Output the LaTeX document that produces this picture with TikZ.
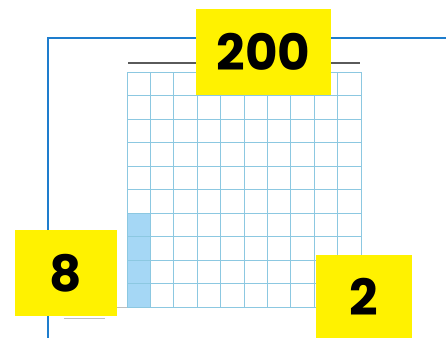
\documentclass[tikz,border=0pt]{standalone}
\usepackage{fontspec}
\newfontfamily\digitfont{Poppins}
\definecolor{framecol}{RGB}{30,125,205}
\definecolor{gridcol}{RGB}{140,200,225}
\definecolor{shadecol}{RGB}{165,215,245}
\definecolor{rulecol}{RGB}{90,90,90}
\definecolor{faintgray}{RGB}{190,190,190}
\tikzset{
  labelbox/.style={fill=yellow, inner sep=0pt, font=\digitfont\bfseries\fontsize{50}{50}\selectfont, text=black},
  gridline/.style={draw=gridcol, line width=0.9pt},
  framestyle/.style={draw=framecol, line width=2pt},
}
\begin{document}
\begin{tikzpicture}[x=1pt,y=-1pt]
\useasboundingbox (0,0) rectangle (446,337);
\fill[white] (0,0) rectangle (446,337);
\begin{scope}
\clip (0,0) rectangle (446,337);
\draw[framestyle] (48,340) -- (48,38) -- (450,38);
\end{scope}
% shaded cells
\fill[shadecol] (127,213) rectangle (150.4,307);
% grid
\foreach \i in {0,...,10} {
  \draw[gridline] ({127+\i*23.4},72) -- ({127+\i*23.4},307);
  \draw[gridline] (127,{72+\i*23.5}) -- (361,{72+\i*23.5});
}
% top rule
\draw[rulecol, line width=1.3pt] (128,63) -- (360,63);
% small marks
\draw[faintgray, line width=0.8pt] (64,318) -- (105,318);
\draw[faintgray, line width=0.8pt] (117,307) -- (127,307);
% labels
\node[labelbox, minimum width=135pt, minimum height=86pt] (top) at (263.5,52) {200};
\node[labelbox, minimum width=102pt, minimum height=86pt] (left) at (66,273) {8};
\node[labelbox, minimum width=96pt, minimum height=84pt] (right) at (364,297) {2};
\end{tikzpicture}
\end{document}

[Exercise brief]:
Copy out each line word for word, please, skipping the images.

[Full answer]:
Output the LaTeX document that produces this picture with TikZ.
\documentclass[tikz,border=0pt]{standalone}
\usepackage{fontspec}
\newfontfamily\digitfont{Poppins}
\definecolor{framecol}{RGB}{30,125,205}
\definecolor{gridcol}{RGB}{140,200,225}
\definecolor{shadecol}{RGB}{165,215,245}
\definecolor{rulecol}{RGB}{90,90,90}
\definecolor{faintgray}{RGB}{190,190,190}
\tikzset{
  labelbox/.style={fill=yellow, inner sep=0pt, font=\digitfont\bfseries\fontsize{50}{50}\selectfont, text=black},
  gridline/.style={draw=gridcol, line width=0.9pt},
  framestyle/.style={draw=framecol, line width=2pt},
}
\begin{document}
\begin{tikzpicture}[x=1pt,y=-1pt]
\useasboundingbox (0,0) rectangle (446,337);
\fill[white] (0,0) rectangle (446,337);
\begin{scope}
\clip (0,0) rectangle (446,337);
\draw[framestyle] (48,340) -- (48,38) -- (450,38);
\end{scope}
% shaded cells
\fill[shadecol] (127,213) rectangle (150.4,307);
% grid
\foreach \i in {0,...,10} {
  \draw[gridline] ({127+\i*23.4},72) -- ({127+\i*23.4},307);
  \draw[gridline] (127,{72+\i*23.5}) -- (361,{72+\i*23.5});
}
% top rule
\draw[rulecol, line width=1.3pt] (128,63) -- (360,63);
% small marks
\draw[faintgray, line width=0.8pt] (64,318) -- (105,318);
\draw[faintgray, line width=0.8pt] (117,307) -- (127,307);
% labels
\node[labelbox, minimum width=135pt, minimum height=86pt] (top) at (263.5,52) {200};
\node[labelbox, minimum width=102pt, minimum height=86pt] (left) at (66,273) {8};
\node[labelbox, minimum width=96pt, minimum height=84pt] (right) at (364,297) {2};
\end{tikzpicture}
\end{document}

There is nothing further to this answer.